Como sucede con las mejores cosas de la vida, la literatura no sirve para nada. Hay quien busca soluciones definitivas en su disparidad de formas. Terrible error. Alejada de la forzosa utilidad impuesta por la sociedad secular, la literatura siempre ofrece nuevas interrogantes. ¿Cómo podría ser de otro modo? Una imagen abre otra imagen consecuente. Pero, ¿no es ésta la fórmula de todo conocimiento? ¿Una imagen que conduce a otra imagen? La literatura es un conocimiento del simulacro a través del simulacro. 

 

El libro frente a ti ya no es el mismo. Ninguno lo es —

 

Entre la vigilia y el sueño una mano escribe a ciegas, guiada por súbitas revelaciones. La mente del escritor ha sido atravesada por una fuerza imbatible. Tan pronto así lo decida, esa fuerza lo abandonará como si se tratase de un sucio muñeco de trapo. Hasta entonces, nadie conseguirá despegar la sombra del escritor del escritorio. — Pero llega el momento en que todo escritor se pregunta por la naturaleza de su oficio. Y ésta no fue la excepción — «¿De dónde vienen mis palabras?» La mano deja de escribir de golpe. La boca comienza a farfullar. «Mis palabras son fruto de mi necesidad… Pero ¿de dónde proviene la necesidad?» Imaginemos el desenlace.

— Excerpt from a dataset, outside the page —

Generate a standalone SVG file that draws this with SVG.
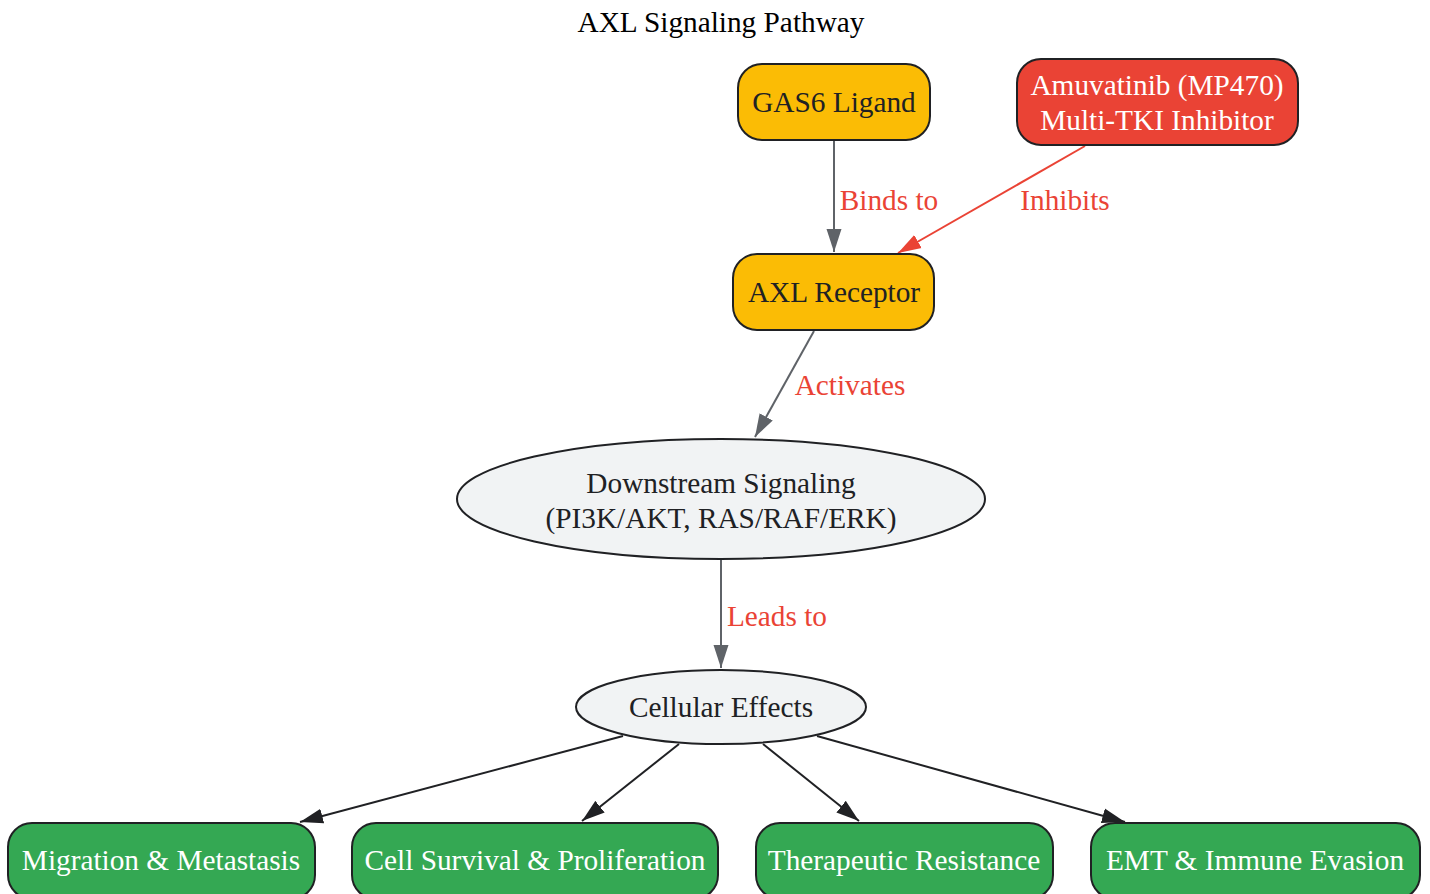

Si el escritor es lo demasiado arrogante como para negar que la fuerza de sus palabras antecede incluso al bello desorden de su imaginación, así como sucede al caminar, mientras más piense, más lejos estará del horizonte deseado. 

 

-Algunos libros encuentran a sus lectores

 

¿Habrá lector que no pierda su identidad entre las páginas de un libro? Sí: los malos lectores. Vaya paradoja. Un buen lector suelta el globo de su raciocinio y se sacude todo rastro de responsabilidad.   

 

El diablito

Ni siquiera se percató del lugar al que lo habían conducido sus verdosas alas. Recostado sobre el jardín del templo, El monte análogo entre sus manos. Tan absorto estaba que jamás advirtió el arribo de una cegatona monja. «¡¿Qué no tienes mejores cosas que hacer?! ¡Deja de perder el tiempo y haz algo productivo!», le gritó. El diablito hervía de ira. Para algunos la lectura aún era el punto de encuentro entre su soledad con la soledad de algún innominado Dios. Pero en el mundo moderno, ávido de productividad, leer parecía una pérdida de tiempo.